In una scena di Adolescentes una delle due protagoniste, Emma, si esibisce durante le prove di un corso di teatro cantando There Are Whorse Things I Could Do, da Grease. È il momento in cui il personaggio di Rizzo si mette a nudo e rivela come dietro il suo aspetto da ribelle si celi un animo fragile e innamorato. Emma canta, forse non troppo convinta di quello che esce dalla sua bocca, tanto che l’insegnante le chiede cosa voglia dire, secondo lei, quella canzone. “Che la ragazza ha tante domande”, risponde Emma. Forse è una risposta un po’ generica, una di quelle che darebbe un adolescente che non ha studiato. Ma, paradossalmente questa frase ci arriva limpida, lucida e  dritta verso il nocciolo della storia: gli adolescenti, di qualsiasi generazione, sono pieni di domande.

Partendo da questo semplice ma efficace tema, il regista francese Sébastien Lifshitz ascolta le domande e i pensieri di due adolescentes, due amiche tanto legate quanto diverse una dall’altra. Non solo racconta le vite di Emma e Anaïs – cosa le rende simili, cosa le differenzia –, ma soprattutto dà loro spazio e tempo (letteralmente) per crescere davanti alla macchina da presa. Come Linklater in Boyhood, anche Lifshitz segue le storie delle protagoniste per un lungo periodo, precisamente cinque anni, concentrandosi proprio sull’arco temporale che va dai 13 ai 18 anni. Il focus è appunto su quell’adolescenza di solito narrata come un percorso suddiviso in tappe, che sono spesso prime volte (in amicizia, in amore, nel sesso, nel rapporto con i genitori). Ma Adolescentes sembra volersi distaccare dalla narrazione tradizionale del coming of age, ribaltandone la struttura di base, per mettere in scena non tanto i momenti nodali del racconto di formazione, quanto piuttosto la tranche de vie che vi sta in mezzo. Mentre le ragazze crescono, il tempo si dilata ed entra in campo anche il quotidiano (una lezione, un momento di solitudine, un giro sullo skateboard).

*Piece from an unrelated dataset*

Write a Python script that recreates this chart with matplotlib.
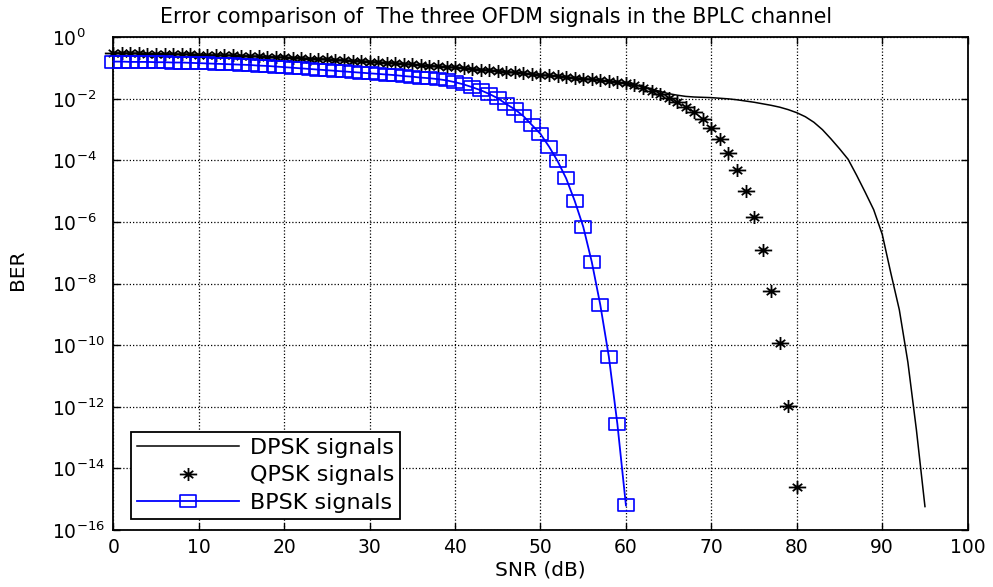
import numpy as np
import matplotlib
matplotlib.use("Agg")
import matplotlib.pyplot as plt
from matplotlib.path import Path

plt.rcParams['font.family'] = ['DejaVu Sans']
plt.rcParams['mathtext.fontset'] = 'dejavusans'

# ---------------- data (BER given as log10 values) -------------
snr_dpsk = list(range(0, 96))
snr_qpsk = list(range(0, 81))
snr_bpsk = list(range(0, 61))

qpsk_log10 = [
    -0.51, -0.51, -0.52, -0.52, -0.53, -0.53, -0.54, -0.54, -0.55, -0.55, -0.56,
    -0.57, -0.58, -0.58, -0.59, -0.60, -0.61, -0.62, -0.63, -0.64, -0.65,
    -0.66, -0.67, -0.69, -0.70, -0.71, -0.73, -0.74, -0.76, -0.77, -0.79,
    -0.81, -0.82, -0.84, -0.86, -0.88, -0.90, -0.92, -0.94, -0.96, -0.98,
    -1.00, -1.02, -1.05, -1.07, -1.09, -1.12, -1.14, -1.17, -1.19, -1.22,
    -1.24, -1.27, -1.29, -1.32, -1.34, -1.37, -1.40, -1.43, -1.46, -1.49,
    -1.56, -1.64, -1.74, -1.85, -1.96, -2.09, -2.27, -2.44, -2.65, -2.95,
    -3.31, -3.75, -4.30, -5.00, -5.83, -6.92, -8.24, -9.92, -11.97, -14.59,
]

dpsk_log10 = [
    -0.51, -0.51, -0.52, -0.52, -0.53, -0.53, -0.54, -0.54, -0.55, -0.55, -0.56,
    -0.57, -0.58, -0.58, -0.59, -0.60, -0.61, -0.62, -0.63, -0.64, -0.65,
    -0.66, -0.67, -0.69, -0.70, -0.71, -0.73, -0.74, -0.76, -0.77, -0.79,
    -0.81, -0.82, -0.84, -0.86, -0.88, -0.90, -0.92, -0.94, -0.96, -0.98,
    -1.00, -1.02, -1.05, -1.07, -1.09, -1.12, -1.14, -1.17, -1.19, -1.22,
    -1.24, -1.27, -1.29, -1.32, -1.34, -1.37, -1.40, -1.43, -1.46, -1.50,
    -1.55, -1.61, -1.68, -1.76, -1.83, -1.88, -1.92, -1.94, -1.95, -1.96,
    -1.98, -2.00, -2.03, -2.07, -2.11, -2.16, -2.21, -2.27, -2.35, -2.45,
    -2.58, -2.76, -3.00, -3.30, -3.62, -3.96, -4.48, -5.03, -5.60, -6.40,
    -7.65, -8.85, -10.55, -12.75, -15.24,
]

bpsk_log10 = [
    -0.79, -0.79, -0.80, -0.80, -0.80, -0.81, -0.81, -0.82, -0.82, -0.83, -0.84,
    -0.85, -0.86, -0.87, -0.88, -0.89, -0.90, -0.92, -0.93, -0.95, -0.97,
    -0.99, -1.01, -1.03, -1.05, -1.07, -1.09, -1.11, -1.13, -1.15, -1.17,
    -1.19, -1.21, -1.23, -1.26, -1.28, -1.31, -1.33, -1.36, -1.40, -1.46,
    -1.53, -1.62, -1.72, -1.84, -1.98, -2.17, -2.34, -2.56, -2.85, -3.14,
    -3.55, -4.02, -4.58, -5.31, -6.15, -7.29, -8.69, -10.37, -12.56, -15.20,
]

labels = ["DPSK signals", "QPSK signals", "BPSK signals"]
title = "Error comparison of  The three OFDM signals in the BPLC channel"
xlabel = "SNR (dB)"
ylabel = "BER"
xticks = [0, 10, 20, 30, 40, 50, 60, 70, 80, 90, 100]
ytick_exps = [0, -2, -4, -6, -8, -10, -12, -14, -16]

# ---------------- markers (MATLAB-like, stretched as in the picture) ----------------
sq_verts = [(-1, -0.70), (1, -0.70), (1, 0.70), (-1, 0.70), (-1, -0.70)]
sq_codes = [Path.MOVETO, Path.LINETO, Path.LINETO, Path.LINETO, Path.CLOSEPOLY]
square_marker = Path(sq_verts, sq_codes)

ast_verts = [(-1, 0), (1, 0), (0, -0.75), (0, 0.75),
             (-0.55, -0.42), (0.55, 0.42), (-0.55, 0.42), (0.55, -0.42)]
ast_codes = [Path.MOVETO, Path.LINETO] * 4
asterisk_marker = Path(ast_verts, ast_codes)

fig = plt.figure(figsize=(9.93, 5.87), dpi=100)
ax = fig.add_axes([0.1141, 0.0971, 0.8604, 0.8394])

ax.semilogy(snr_dpsk, 10.0 ** np.array(dpsk_log10), color='black', lw=1.1,
            label=labels[0], zorder=3)
ax.semilogy(snr_qpsk, 10.0 ** np.array(qpsk_log10), linestyle='none',
            marker=asterisk_marker, ms=12.5, mec='black', mew=1.3,
            label=labels[1], clip_on=False, zorder=4)
ax.semilogy(snr_bpsk, 10.0 ** np.array(bpsk_log10), color=(0, 0, 1), lw=1.3,
            marker=square_marker, ms=11.5, mfc='none', mec=(0, 0, 1), mew=1.2,
            label=labels[2], clip_on=False, zorder=5)

ax.set_xlim(0, 100)
ax.set_ylim(1e-16, 1e0)
ax.set_xticks(xticks)
ax.set_xticklabels([str(t) for t in xticks])
ax.set_yticks([10.0 ** e for e in ytick_exps])
ax.set_yticklabels([r'$\mathregular{10^{%d}}$' % e for e in ytick_exps])
ax.yaxis.set_minor_locator(matplotlib.ticker.NullLocator())

ax.tick_params(axis='both', which='major', direction='in', length=5, width=1.0,
               top=True, right=True, labelsize=13.5, colors='black')
ax.tick_params(axis='x', pad=6)
ax.tick_params(axis='y', pad=44)
for lab in ax.get_yticklabels():
    lab.set_horizontalalignment('left')

ax.grid(True, which='major', color='black', linestyle=(0, (1, 1.6)), linewidth=0.9)
ax.set_axisbelow(True)
for sp in ax.spines.values():
    sp.set_linewidth(1.3)
    sp.set_color('black')

ax.set_title(title, fontsize=14.8, pad=10.5, x=0.4485)
ax.set_xlabel(xlabel, fontsize=14.5, labelpad=2)
ax.set_ylabel(ylabel, fontsize=14.5, labelpad=18, y=0.528)

leg = ax.legend(loc='lower left', bbox_to_anchor=(0.0203, 0.0223), borderaxespad=0,
                fontsize=16, numpoints=1, handlelength=4.6, labelspacing=0.34,
                fancybox=False, edgecolor='black', framealpha=1, borderpad=0.27,
                handletextpad=0.5)
leg.get_frame().set_linewidth(1.3)

fig.savefig('out.png', dpi=100)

Lifshitz non costruisce una storia sull’adolescenza, ma lascia che siano due adolescenti a parlare, a muoversi, a pensare ad alta voce. Emma e Anaïs, che spesso vediamo litigare con le rispettive madri e scontrarsi (e confrontarsi) con la generazione precedente, hanno numerosi dubbi e aspirazioni riguardo al futuro, un futuro che trova espressione attraverso opinioni sul presente, quello della Francia contemporanea, dove la paura si dirama dalla capitale fino a Brive, la città delle due amiche. Il regista inserisce all’interno del suo documentario alcuni materiali di repertorio: i notiziari del telegiornale e i video tristemente noti degli attentati terroristici di Parigi del 2015, l’attacco alla sede di Charlie Hebdo e la strage del Bataclan. Il flusso di vita delle protagoniste, ripreso come se non ci fosse un filtro tra loro e chi guarda, viene spezzato da frammenti ormai impressi nella memoria collettiva, trasmessi in tv, diffusi in rete; eventi esterni – come anche l’elezione di Macron nel 2017 – irrompono nella sfera privata di Emma e Anaïs, che si trovano poi a discutere, a scuola, in famiglia, tra amiche, di ciò che sta accadendo attorno a loro. Così il racconto di crescita delle due ragazze si muove parallelo alla Storia francese, si ancora alle coordinate spaziotemporali della contemporaneità, spingendo a chiedersi: cosa significa essere adolescenti, e più in generale giovani, oggi?

L’altro elemento d’archivio “estraneo” al fluire continuo di Adolescentes si trova a inizio film: sono le fotografie di Emma e Anaïs da bambine, ed è soprattutto sui loro volti e corpi che si leggono le tracce del passaggio del tempo. Lifshitz si avvicina a quei volti con genuina curiosità e profonda gentilezza, lo stesso approccio usato nel documentario Petite Fille, dove il tema del corpo che cambia diventa ancora più centrale (il film racconta la disforia di genere di Sasha, 8 anni). Il regista riprende la vita nel suo farsi, le protagoniste nella loro crescita. Allora comincia, con i titoli di testa, dall’infanzia, cristallizzata come ricordo nelle immagini fisse delle fotografie, poi lascia spazio all’adolescenza e conclude il film proiettando le strade di Emma e Anaïs verso il futuro, che rimane aperto, fuoricampo, ancora tutto da scrivere.